Client Submit Tasks

Use submit() for one task (function + arguments). Call result() to retrieve the value.

"""Basic Client.submit example with a local cluster."""

import math

from scaler import Client
from scaler.cluster.combo import SchedulerClusterCombo


def main():
    cluster = SchedulerClusterCombo(n_workers=10)

    with Client(address=cluster.get_address()) as client:
        futures = [client.submit(math.sqrt, value) for value in range(100)]
        total = sum(future.result() for future in futures)
        print(total)

    cluster.shutdown()


if __name__ == "__main__":
    main()

What the example does:

  • Starts a local scheduler + workers with SchedulerClusterCombo.

  • Connects a client to that scheduler address.

  • Calls submit() once per task input.

  • Resolves each returned future with result() and aggregates the values.

Use submit when you need one-off calls or per-task argument differences.

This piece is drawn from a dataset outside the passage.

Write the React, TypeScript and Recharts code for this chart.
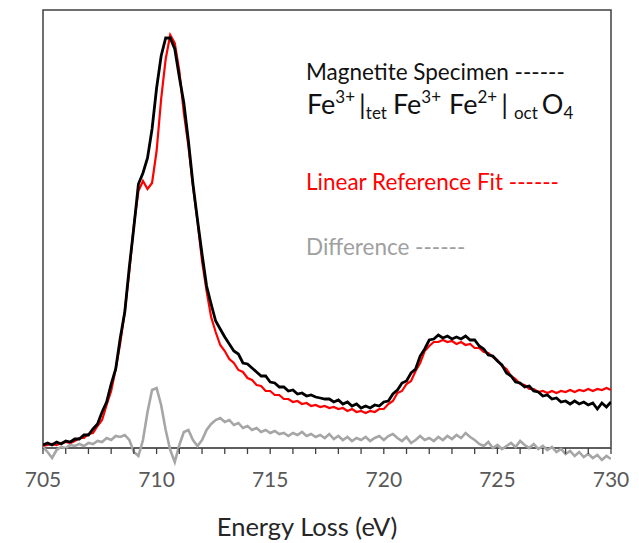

Heavy argument anti-pattern

If many tasks share the same large payload, repeated submit() calls can be slow. Each call may resend and reserialize that payload.

import functools
import random

from scaler import Client, SchedulerClusterCombo

def lookup(heavy_map: bytes, index: int):
    return index * 1


def main():
    address = "tcp://127.0.0.1:2345"
    cluster = SchedulerClusterCombo(address=address, n_workers=3)
    big_func = functools.partial(lookup, b"1" * 10_000_000)
    arguments = [random.randint(0, 100) for _ in range(100)]

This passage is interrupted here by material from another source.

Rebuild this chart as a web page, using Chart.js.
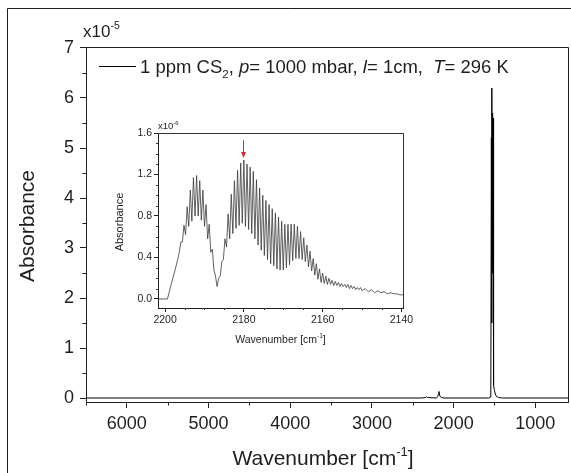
<!DOCTYPE html>
<html><head><meta charset="utf-8">
<script src="https://cdn.jsdelivr.net/npm/chart.js@4.4.0/dist/chart.umd.min.js"></script>
<style>
html,body{margin:0;padding:0;background:#fff;}
#wrap{position:relative;width:571px;height:473px;overflow:hidden;}
#main{position:absolute;left:0;top:0;}
#inset{position:absolute;left:100px;top:105px;}
</style></head><body>
<div id="wrap"><canvas id="main" width="571" height="473"></canvas><canvas id="inset" width="320" height="255"></canvas></div>
<script>
// ---- main spectrum (absorbance in units of 1e-5) ----
const mainWn  = [6500, 2400, 2340, 2330, 2320, 2210, 2195, 2185, 2180, 2175, 2165, 2150, 2120, 1570, 1545, 1538, 1534, 1531, 1528, 1525, 1521, 1518, 1514, 1508, 1500, 1490, 1475, 1450, 1400, 600];
const mainAbs = [0,    0,    0.01, 0.025,0.01, 0,    0.03, 0.08, 0.13, 0.08, 0.03, 0.01, 0,    0,    0.02, 5.2,  1.5,  6.2,  2.5,  5.7,  3.5,  5.6,  0.5,  0.25, 0.15, 0.08, 0.03, 0.01, 0,    0];
const mainXTicks = [6000, 5000, 4000, 3000, 2000, 1000];
const mainXLabels = ['6000', '5000', '4000', '3000', '2000', '1000'];
const mainXMinor = [6500, 5500, 4500, 3500, 2500, 1500];
const mainYTicks = [0, 1, 2, 3, 4, 5, 6, 7];
const mainYLabels = ['0', '1', '2', '3', '4', '5', '6', '7'];
const mainYMinor = [0.5, 1.5, 2.5, 3.5, 4.5, 5.5, 6.5];

// ---- inset: 2180 cm-1 band (absorbance in units of 1e-6) ----
const insetWn = [
  2201.8, 2199.4, 2198.6, 2197.6, 2196.8, 2196.4,
  2196.0, 2195.6, 2195.2, 2194.8, 2194.4, 2194.0, 2193.6, 2193.2, 2192.8, 2192.4,
  2192.0, 2191.6, 2191.2, 2190.8, 2190.4, 2190.0, 2189.6, 2189.2, 2188.8, 2188.4,
  2188.0, 2187.6, 2187.2, 2186.8, 2186.4, 2186.0, 2185.6, 2185.2, 2184.8, 2184.4,
  2184.0, 2183.6, 2183.2, 2182.8, 2182.4, 2182.0, 2181.6, 2181.2, 2180.8, 2180.4,
  2180.0, 2179.6, 2179.2, 2178.8, 2178.4, 2178.0, 2177.6, 2177.2, 2176.8, 2176.4,
  2176.0, 2175.6, 2175.2, 2174.8, 2174.4, 2174.0, 2173.6, 2173.2, 2172.8, 2172.4,
  2172.0, 2171.6, 2171.2, 2170.8, 2170.4, 2170.0, 2169.6, 2169.2, 2168.8, 2168.4,
  2168.0, 2167.6, 2167.2, 2166.8, 2166.4, 2166.0, 2165.6, 2165.2, 2164.8, 2164.4,
  2164.0, 2163.6, 2163.2, 2162.8, 2162.4, 2162.0, 2161.6, 2161.2, 2160.8, 2160.4,
  2160.0, 2159.6, 2159.2, 2158.8, 2158.4, 2158.0, 2157.6, 2157.2, 2156.8, 2156.4,
  2156.0, 2155.6, 2155.2, 2154.8, 2154.4, 2154.0, 2153.6, 2153.2, 2152.8, 2152.4,
  2152.0, 2151.6, 2151.2, 2150.8, 2150.4, 2150.0,
  2149.2, 2148.4, 2147.6, 2146.8, 2146.0, 2145.2, 2144.4, 2143.6, 2142.8, 2142.0,
  2141.2, 2140.4, 2139.6
];
const insetAbs = [
  0, 0, 0.12, 0.26, 0.38, 0.45,
  0.55, 0.55, 0.71, 0.62, 0.89, 0.70, 1.05, 0.75, 1.17, 0.80,
  1.19, 0.80, 1.14, 0.76, 1.05, 0.70, 0.91, 0.58, 0.72, 0.45,
  0.48, 0.28, 0.22, 0.12, 0.20, 0.22, 0.36, 0.38, 0.58, 0.50,
  0.82, 0.58, 1.01, 0.63, 1.14, 0.68, 1.24, 0.71, 1.31, 0.73,
  1.34, 0.70, 1.30, 0.67, 1.27, 0.63, 1.23, 0.58, 1.15, 0.52,
  1.07, 0.47, 1.00, 0.42, 0.95, 0.38, 0.91, 0.34, 0.87, 0.32,
  0.83, 0.29, 0.79, 0.28, 0.75, 0.28, 0.72, 0.30, 0.72, 0.33,
  0.72, 0.37, 0.72, 0.39, 0.70, 0.39, 0.65, 0.38, 0.59, 0.36,
  0.52, 0.31, 0.46, 0.27, 0.39, 0.23, 0.34, 0.19, 0.29, 0.16,
  0.25, 0.15, 0.22, 0.14, 0.20, 0.14, 0.18, 0.13, 0.17, 0.13,
  0.16, 0.12, 0.15, 0.12, 0.14, 0.11, 0.14, 0.10, 0.13, 0.10,
  0.12, 0.09, 0.11, 0.09, 0.11, 0.08,
  0.10, 0.07, 0.09, 0.06, 0.08, 0.06, 0.07, 0.05, 0.06, 0.05,
  0.05, 0.04, 0.04
];
const insetXTicks = [2200, 2180, 2160, 2140];
const insetXLabels = ['2200', '2180', '2160', '2140'];
const insetXMinor = [2195, 2190, 2185, 2175, 2170, 2165, 2155, 2150, 2145];
const insetYTicks = [0, 0.4, 0.8, 1.2, 1.6];
const insetYLabels = ['0.0', '0.4', '0.8', '1.2', '1.6'];
const insetYMinor = [0.1, 0.2, 0.3, 0.5, 0.6, 0.7, 0.9, 1.0, 1.1, 1.3, 1.4, 1.5];
const arrowWn = [2180.3];
const arrowAbs = [1.53, 1.36];

const FAM = '"Liberation Sans", Arial, Helvetica, sans-serif';
const INK = '#1e1e1e';

function rich(ctx, x, y, segs, size, align) {
  let total = 0;
  const fonts = segs.map(s => {
    const sz = (s.sub || s.sup) ? size * 0.62 : size;
    return (s.it ? 'italic ' : '') + sz + 'px ' + FAM;
  });
  segs.forEach((s, i) => { ctx.font = fonts[i]; total += ctx.measureText(s.t).width; });
  let cx = align === 'center' ? x - total / 2 : x;
  ctx.textAlign = 'left';
  ctx.textBaseline = 'alphabetic';
  segs.forEach((s, i) => {
    ctx.font = fonts[i];
    const dy = s.sub ? size * 0.28 : (s.sup ? -size * 0.45 : 0);
    ctx.fillText(s.t, cx, y + dy);
    cx += ctx.measureText(s.t).width;
  });
}

function minorTicks(ctx, chart, xs, ys, len) {
  const a = chart.chartArea, sx = chart.scales.x, sy = chart.scales.y;
  ctx.beginPath();
  xs.forEach(v => { const p = Math.round(sx.getPixelForValue(v)) + 0.5; ctx.moveTo(p, a.bottom); ctx.lineTo(p, a.bottom + len); });
  ys.forEach(v => { const p = Math.round(sy.getPixelForValue(v)) + 0.5; ctx.moveTo(a.left, p); ctx.lineTo(a.left - len, p); });
  ctx.stroke();
}

const mainDecor = {
  id: 'mainDecor',
  afterDraw(chart) {
    const ctx = chart.ctx, a = chart.chartArea;
    ctx.save();
    ctx.strokeStyle = INK; ctx.lineWidth = 1;
    ctx.beginPath();
    ctx.moveTo(7.5, 480); ctx.lineTo(7.5, 8.5); ctx.lineTo(580, 8.5);
    ctx.stroke();
    ctx.beginPath();
    ctx.moveTo(a.left, a.top + 0.5); ctx.lineTo(a.right + 0.5, a.top + 0.5); ctx.lineTo(a.right + 0.5, a.bottom);
    ctx.stroke();
    minorTicks(ctx, chart, mainXMinor, mainYMinor, 3.5);
    ctx.fillStyle = INK;
    rich(ctx, 83, 37, [{t: 'x10'}, {t: '-5', sup: true}], 17);
    ctx.beginPath(); ctx.moveTo(99, 66.5); ctx.lineTo(136, 66.5); ctx.strokeStyle = '#000'; ctx.stroke();
    rich(ctx, 140, 72.5, [
      {t: '1 ppm CS'}, {t: '2', sub: true}, {t: ', '}, {t: 'p', it: true}, {t: '= 1000 mbar, '},
      {t: 'l', it: true}, {t: '= 1cm,  '}, {t: 'T', it: true}, {t: '= 296 K'}
    ], 18.5);
    rich(ctx, 323, 465, [{t: 'Wavenumber [cm'}, {t: '-1', sup: true}, {t: ']'}], 21, 'center');
    ctx.save();
    ctx.translate(28, 226); ctx.rotate(-Math.PI / 2);
    ctx.font = '21px ' + FAM; ctx.textAlign = 'center'; ctx.textBaseline = 'middle';
    ctx.fillText('Absorbance', 0, 0);
    ctx.restore();
    ctx.restore();
  }
};

const insetDecor = {
  id: 'insetDecor',
  afterDraw(chart) {
    const ctx = chart.ctx, a = chart.chartArea, sx = chart.scales.x, sy = chart.scales.y;
    ctx.save();
    ctx.strokeStyle = '#333'; ctx.lineWidth = 1;
    ctx.beginPath();
    ctx.moveTo(a.left, a.top + 0.5); ctx.lineTo(a.right + 0.5, a.top + 0.5); ctx.lineTo(a.right + 0.5, a.bottom);
    ctx.stroke();
    minorTicks(ctx, chart, insetXMinor, insetYMinor, 2);
    ctx.fillStyle = INK;
    rich(ctx, 58, 24, [{t: 'x10'}, {t: '-6', sup: true}], 9.5);
    rich(ctx, (a.left + a.right) / 2, 238, [{t: 'Wavenumber [cm'}, {t: '-1', sup: true}, {t: ']'}], 10.5, 'center');
    ctx.save();
    ctx.translate(20, 117); ctx.rotate(-Math.PI / 2);
    ctx.font = '11px ' + FAM; ctx.textAlign = 'center'; ctx.textBaseline = 'middle';
    ctx.fillText('Absorbance', 0, 0);
    ctx.restore();
    const ax = Math.round(sx.getPixelForValue(arrowWn[0])) + 0.5;
    const y0 = sy.getPixelForValue(arrowAbs[0]), y1 = sy.getPixelForValue(arrowAbs[1]);
    ctx.strokeStyle = '#e02828'; ctx.fillStyle = '#e02828'; ctx.lineWidth = 1;
    ctx.beginPath(); ctx.moveTo(ax, y0); ctx.lineTo(ax, y1 - 5); ctx.stroke();
    ctx.beginPath(); ctx.moveTo(ax - 2.5, y1 - 6); ctx.lineTo(ax + 2.5, y1 - 6); ctx.lineTo(ax, y1); ctx.closePath(); ctx.fill();
    ctx.restore();
  }
};

function axisCommon(size, tickLen, pad, labels) {
  return {
    grid: { drawOnChartArea: false, drawTicks: true, tickLength: tickLen, tickWidth: 1, tickColor: INK },
    border: { display: true, color: INK, width: 1 },
    ticks: { color: INK, padding: pad, font: { size: size, family: FAM }, autoSkip: false, maxRotation: 0, minRotation: 0,
             callback: (v, i) => labels[i] }
  };
}

new Chart(document.getElementById('main'), {
  type: 'scatter',
  data: { datasets: [{
    data: mainWn.map((w, i) => ({ x: w, y: mainAbs[i] })),
    showLine: true, borderColor: '#000', borderWidth: 1, pointRadius: 0, tension: 0, fill: false
  }]},
  options: {
    responsive: false, animation: false, devicePixelRatio: 1,
    layout: { padding: { left: 0, top: 47, right: 3, bottom: 0 } },
    plugins: { legend: { display: false }, tooltip: { enabled: false } },
    scales: {
      x: Object.assign(axisCommon(18, 6, 5, mainXLabels), {
        type: 'linear', reverse: true, min: 600, max: 6500,
        afterBuildTicks: s => { s.ticks = mainXTicks.map(v => ({ value: v })); },
        afterFit: s => { s.height = 71; }
      }),
      y: Object.assign(axisCommon(18, 6, 6, mainYLabels), {
        type: 'linear', min: -0.08, max: 7.02,
        afterBuildTicks: s => { s.ticks = mainYTicks.map(v => ({ value: v })); },
        afterFit: s => { s.width = 86; }
      })
    }
  },
  plugins: [mainDecor]
});

new Chart(document.getElementById('inset'), {
  type: 'scatter',
  data: { datasets: [{
    data: insetWn.map((w, i) => ({ x: w, y: insetAbs[i] })),
    showLine: true, borderColor: '#3a3a3a', borderWidth: 0.8, pointRadius: 0, tension: 0, fill: false
  }]},
  options: {
    responsive: false, animation: false, devicePixelRatio: 1,
    layout: { padding: { left: 0, top: 28, right: 17, bottom: 0 } },
    plugins: { legend: { display: false }, tooltip: { enabled: false } },
    scales: {
      x: Object.assign(axisCommon(10.5, 4, 2, insetXLabels), {
        type: 'linear', reverse: true, min: 2139.6, max: 2201.8,
        afterBuildTicks: s => { s.ticks = insetXTicks.map(v => ({ value: v })); },
        afterFit: s => { s.height = 52; }
      }),
      y: Object.assign(axisCommon(10.5, 4, 2, insetYLabels), {
        type: 'linear', min: -0.087, max: 1.6,
        afterBuildTicks: s => { s.ticks = insetYTicks.map(v => ({ value: v })); },
        afterFit: s => { s.width = 58; }
      })
    }
  },
  plugins: [insetDecor]
});
</script>
</body></html>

    with Client(address=address) as client:
        futures = [client.submit(big_func, i) for i in arguments]
        print([fut.result() for fut in futures])

    cluster.shutdown()


if __name__ == "__main__":
    main()

Why this is slow:

  • big_func captures a large object.

  • Every submit can trigger repeated serialization and network transfer.

  • Serialization and I/O overhead can dominate task runtime.

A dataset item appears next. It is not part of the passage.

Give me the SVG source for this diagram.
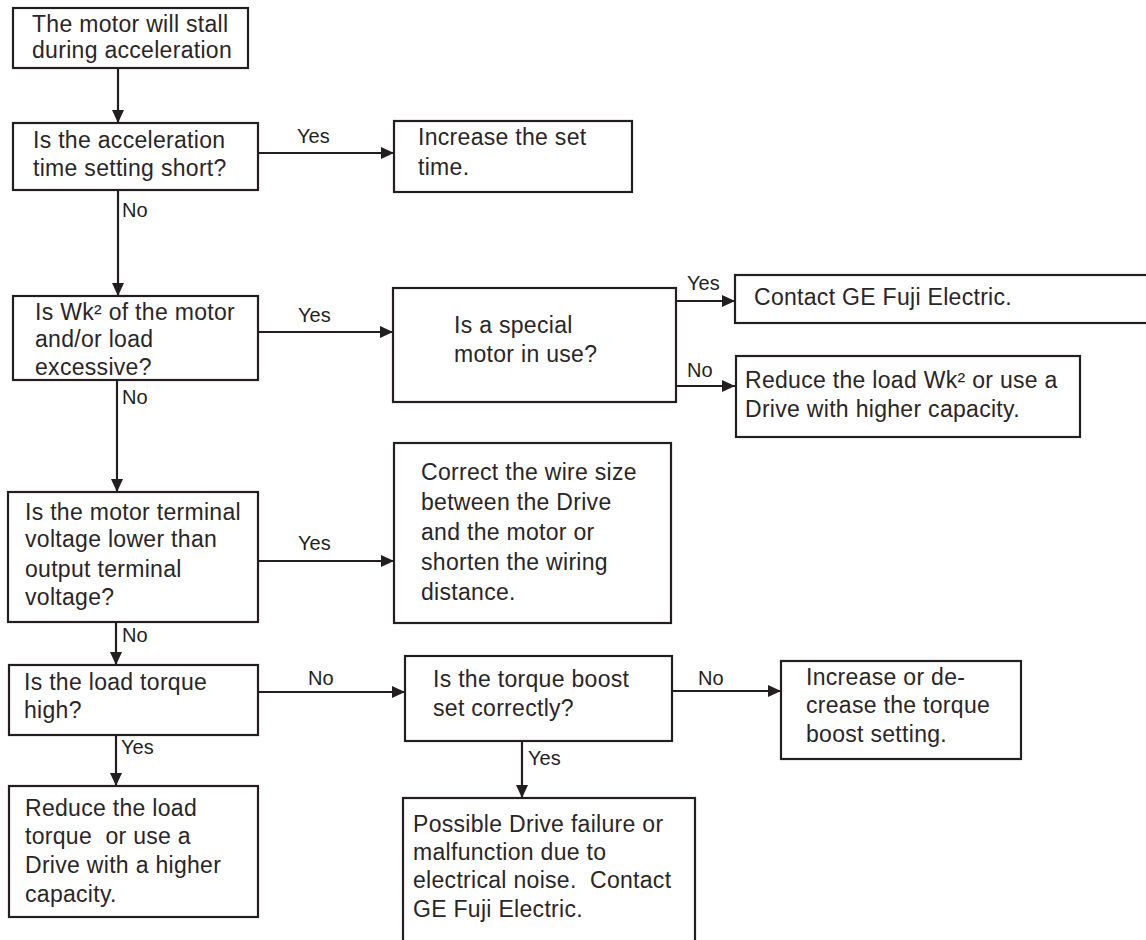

Better pattern: send heavy object once

Send the heavy object once with send_object(), then submit tasks with its reference.

import random

from scaler import Client, SchedulerClusterCombo


def lookup(heavy_map_ref, index: int):
    return heavy_map_ref[index]


def main():
    address = "tcp://127.0.0.1:2345"
    cluster = SchedulerClusterCombo(address=address, n_workers=3)
    heavy_map = b"1" * 10_000_000
    arguments = [random.randint(0, 100) for _ in range(100)]

    with Client(address=address) as client:
        heavy_map_ref = client.send_object(heavy_map, name="heavy_map")
        futures = [client.submit(lookup, heavy_map_ref, i) for i in arguments]
        print([future.result() for future in futures])

    cluster.shutdown()


if __name__ == "__main__":
    main()

Why this is better:

  • The large payload is transferred once.

  • Each task carries only a small reference + lightweight args.

  • Lower serialization and network I/O typically improves throughput and latency.

Notes for send_object():

  • The object is uploaded once and reused by many tasks.

  • The returned reference must be passed as a positional function argument.

  • Do not nest object references inside other containers (for example lists or dicts).

Task profiling

To measure per-task runtime and memory, enable profiling when submitting the task. Task profiling values are available after the task completes.

from scaler import Client


def calculate(sec: int):
    return sec * 1


client = Client(address="tcp://127.0.0.1:2345")
fut = client.submit(calculate, 1, profiling=True)

# Ensure task execution is complete
fut.result()

# Runtime in microseconds
fut.profiling_info().duration_us

# Peak task memory usage in bytes (sampled periodically)
fut.profiling_info().peak_memory